Spend a month in a place, start learning a few words? The shopkeepers start recognizing you, going beyond just “can I take your order please?” Your visa expires. Gotta go. Sawasdee!

This is happening to everyone around you, at all times. The rejection is almost total. There is little spontaneity— although with enough time, your paths may cross again, or you can plan a meetup in some foreign city. This is a cool sentence to write, and an inspirational one to read— but it’s simply not fun to live, day-to-day.
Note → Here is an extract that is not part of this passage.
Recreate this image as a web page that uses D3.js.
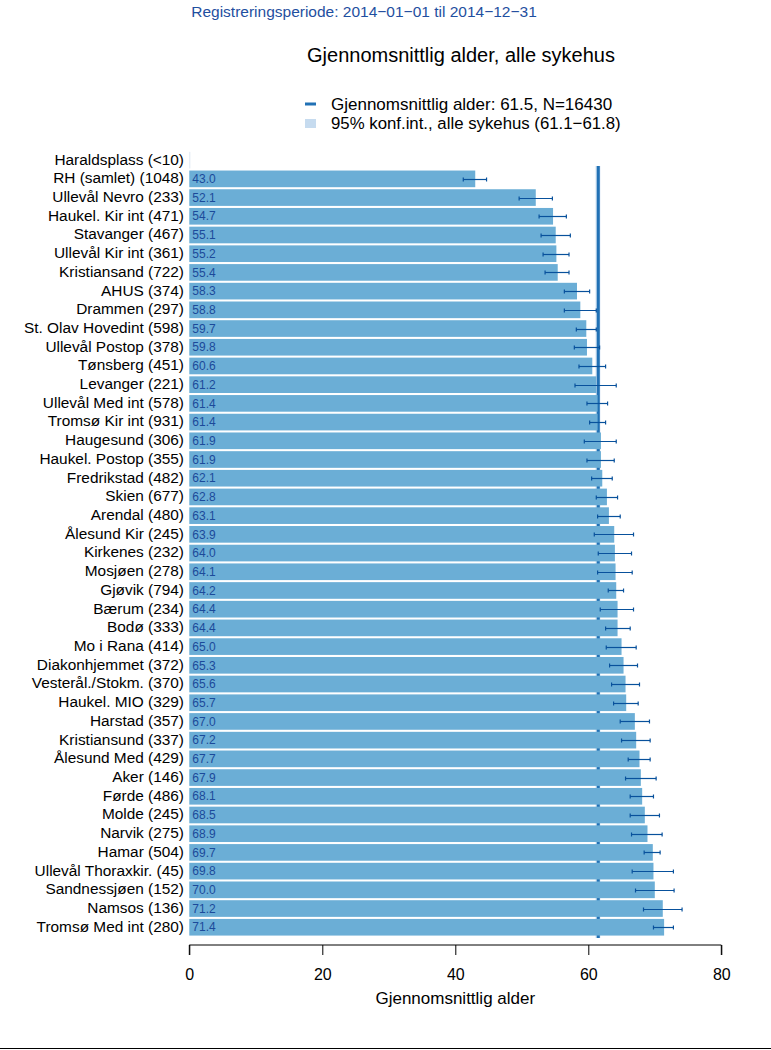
<!DOCTYPE html>
<html>
<head>
<meta charset="utf-8">
<script src="https://cdn.jsdelivr.net/npm/d3@7"></script>
<style>
  html, body { margin: 0; padding: 0; background: #fff; }
  svg { display: block; font-family: "Liberation Sans", Arial, sans-serif; }
</style>
</head>
<body>
<svg id="chart" width="771" height="1050"></svg>
<script>
// ---- data ----
const hospitals = ["Haraldsplass","RH (samlet)","Ullevål Nevro","Haukel. Kir int","Stavanger","Ullevål Kir int","Kristiansand","AHUS","Drammen","St. Olav Hovedint","Ullevål Postop","Tønsberg","Levanger","Ullevål Med int","Tromsø Kir int","Haugesund","Haukel. Postop","Fredrikstad","Skien","Arendal","Ålesund Kir","Kirkenes","Mosjøen","Gjøvik","Bærum","Bodø","Mo i Rana","Diakonhjemmet","Vesterål./Stokm.","Haukel. MIO","Harstad","Kristiansund","Ålesund Med","Aker","Førde","Molde","Narvik","Hamar","Ullevål Thoraxkir.","Sandnessjøen","Namsos","Tromsø Med int"];
const counts = ["<10","1048","233","471","467","361","722","374","297","598","378","451","221","578","931","306","355","482","677","480","245","232","278","794","234","333","414","372","370","329","357","337","429","146","486","245","275","504","45","152","136","280"];
const means = [null,43.0,52.1,54.7,55.1,55.2,55.4,58.3,58.8,59.7,59.8,60.6,61.2,61.4,61.4,61.9,61.9,62.1,62.8,63.1,63.9,64.0,64.1,64.2,64.4,64.4,65.0,65.3,65.6,65.7,67.0,67.2,67.7,67.9,68.1,68.5,68.9,69.7,69.8,70.0,71.2,71.4];
const ciLow  = [null,41.2,49.6,52.6,52.9,53.2,53.5,56.4,56.4,58.2,57.9,58.6,58.0,59.8,60.2,59.4,59.8,60.5,61.2,61.4,60.9,61.5,61.4,63.0,61.8,62.6,62.7,63.2,63.5,63.8,64.8,65.0,66.0,65.6,66.3,66.3,66.5,68.4,66.6,67.1,68.3,69.8];
const ciHigh = [null,44.7,54.6,56.7,57.3,57.1,57.1,60.2,61.2,61.2,61.7,62.6,64.2,62.9,62.6,64.2,63.9,63.6,64.4,64.8,66.8,66.5,66.6,65.3,66.8,66.3,67.2,67.4,67.7,67.5,69.2,69.3,69.3,70.2,69.8,70.7,71.1,70.8,72.8,72.9,74.1,72.8];
const overallMean = 61.5;
const overallN = 16430;
const overallCI = [61.1, 61.8];
const xTicks = [0, 20, 40, 60, 80];
const subtitle = "Registreringsperiode: 2014\u221201\u221201 til 2014\u221212\u221231";
const title = "Gjennomsnittlig alder, alle sykehus";
const xTitle = "Gjennomsnittlig alder";

// ---- layout ----
const svg = d3.select("#chart");
const rows = hospitals.map((h, i) => ({
  label: h + " (" + counts[i] + ")",
  key: h + "_" + i,
  mean: means[i], lo: ciLow[i], hi: ciHigh[i]
}));

const x = d3.scaleLinear().domain([0, 80]).range([189.3, 721.3]);
const y = d3.scaleBand().domain(rows.map(r => r.key)).range([150.8, 936.6])
  .paddingInner(0.11).paddingOuter(0.055);

const barColor = "#6baed6";
const lineColor = "#2171b5";
const ciColor = "#c6dbef";
const errColor = "#08519c";
const valColor = "#1b4a9a";

// subtitle & title
svg.append("text").attr("x", 364).attr("y", 12).attr("dy", "0.35em")
  .attr("text-anchor", "middle").attr("font-size", 15.5).attr("fill", "#1f4fa0")
  .text(subtitle);
svg.append("text").attr("x", 461).attr("y", 55).attr("dy", "0.35em")
  .attr("text-anchor", "middle").attr("font-size", 20).attr("fill", "#000")
  .text(title);

// legend
const lg = svg.append("g");
lg.append("line").attr("x1", 305).attr("x2", 316).attr("y1", 104).attr("y2", 104)
  .attr("stroke", lineColor).attr("stroke-width", 3);
lg.append("rect").attr("x", 305).attr("y", 119).attr("width", 11).attr("height", 9)
  .attr("fill", ciColor);
lg.append("text").attr("x", 331).attr("y", 104).attr("dy", "0.35em")
  .attr("font-size", 17).text("Gjennomsnittlig alder: " + overallMean.toFixed(1) + ", N=" + overallN);
lg.append("text").attr("x", 331).attr("y", 123).attr("dy", "0.35em")
  .attr("font-size", 16.8).text("95% konf.int., alle sykehus (" + overallCI[0].toFixed(1) + "\u2212" + overallCI[1].toFixed(1) + ")");

// overall CI band and mean line (behind bars)
const lineTop = 166, lineBot = 938;
svg.append("rect").attr("x", x(overallCI[0])).attr("y", lineTop)
  .attr("width", x(overallCI[1]) - x(overallCI[0])).attr("height", lineBot - lineTop)
  .attr("fill", ciColor);
svg.append("line").attr("x1", x(overallMean)).attr("x2", x(overallMean))
  .attr("y1", lineTop).attr("y2", lineBot)
  .attr("stroke", lineColor).attr("stroke-width", 3);

// category labels
svg.append("g").selectAll("text").data(rows).join("text")
  .attr("x", 184).attr("y", d => y(d.key) + y.bandwidth() / 2 - 1).attr("dy", "0.35em")
  .attr("text-anchor", "end").attr("font-size", 15.4).attr("fill", "#000")
  .text(d => d.label);

// empty row marker (n<10)
svg.append("g").selectAll("line").data(rows.filter(r => r.mean === null)).join("line")
  .attr("x1", x(0) + 0.5).attr("x2", x(0) + 0.5)
  .attr("y1", d => y(d.key)).attr("y2", d => y(d.key) + y.bandwidth())
  .attr("stroke", "#dde7f2").attr("stroke-width", 1);

const data = rows.filter(r => r.mean !== null);

// bars
svg.append("g").selectAll("rect").data(data).join("rect")
  .attr("x", x(0)).attr("y", d => y(d.key))
  .attr("width", d => x(d.mean) - x(0)).attr("height", y.bandwidth())
  .attr("fill", barColor);

// value labels
svg.append("g").selectAll("text").data(data).join("text")
  .attr("x", x(0) + 3).attr("y", d => y(d.key) + y.bandwidth() / 2).attr("dy", "0.35em")
  .attr("font-size", 12).attr("fill", valColor)
  .text(d => d.mean.toFixed(1));

// error bars
const eb = svg.append("g").attr("stroke", errColor).attr("stroke-width", 1.2).attr("fill", "none");
data.forEach(d => {
  const cy = Math.round(y(d.key) + y.bandwidth() / 2) + 0.5;
  eb.append("line").attr("x1", x(d.lo)).attr("x2", x(d.hi)).attr("y1", cy).attr("y2", cy);
  eb.append("line").attr("x1", x(d.lo)).attr("x2", x(d.lo)).attr("y1", cy - 2).attr("y2", cy + 2);
  eb.append("line").attr("x1", x(d.hi)).attr("x2", x(d.hi)).attr("y1", cy - 2).attr("y2", cy + 2);
});

// x axis
const axis = d3.axisBottom(x).tickValues(xTicks).tickSize(10).tickPadding(14).tickFormat(d3.format("d"));
const ag = svg.append("g").attr("transform", "translate(0,945)").call(axis);
ag.select(".domain").attr("stroke", "#000").attr("d", `M${x(0)},10V0H${x(80)}V10`);
ag.selectAll(".tick line").attr("stroke", "#000");
ag.selectAll(".tick text").attr("font-size", 16).attr("fill", "#000")
  .attr("font-family", "'Liberation Sans', Arial, sans-serif");

svg.append("text").attr("x", x(40)).attr("y", 998).attr("dy", "0.35em")
  .attr("text-anchor", "middle").attr("font-size", 17).attr("fill", "#000")
  .text(xTitle);

// bottom rule
svg.append("line").attr("x1", 0).attr("x2", 771).attr("y1", 1048.5).attr("y2", 1048.5)
  .attr("stroke", "#000").attr("stroke-width", 1);
</script>
</body>
</html>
Those who choose to stay in a city for six months or more can avoid this, to some degree. But even six months doesn’t match up to a friendship at home, usually developed over years of near-daily contact. Your life at home will move on without you. Your college friends will get jobs, up and leave town, and you won’t even be there to buy them a beer at their going away party. And it gets a lot harder to make friends, after college. You want to hold on to the ones you have.

But I REALLY want to travel

If international travel is really the only thing you want to do, that’s fine. If you’re a startup-techy-marketing type of person who is ok with long stints of serious loneliness, you might be ok for a while.

But for most young people, I’d recommend working hard, saving up, then hitting the backpacker trail like everyone else your age. You will lack millennial peers as a digital nomad, and you’ll be adding more stress than you expect to your travel experience.

The Nomad lifestyle is only going to become more ubiquitous

Blurry Focus Coffee Cups on Hooks

Right now, being a digital nomad is still kind of cutting edge. With the huge shift towards distributed teams, it is becoming more commonplace by the day. The most commonly-cited studies say half the U.S. workforce is a freelancer of some sort, and that’s only likely to increase. Work-from-home is on the rise, and while most people will never go further than their neighborhood coffee shop, anyone with a remote job can technically be a digital nomad.

As visibility and understanding of this lifestyle grows, so will the number of companies willing to accommodate it; and the number of services designed to facilitate it. In 10 years, it will be considerably easier to be a nomad. You will be considerably further along in your career, and probably have less opportunity to drop everything and go travel without obligations for months on end.

So take advantage while you have that opportunity. Leave it all behind, and I mean ALL of it. You’ll never get those gap years of your youth back. Live it up. There’s plenty of time for work, later.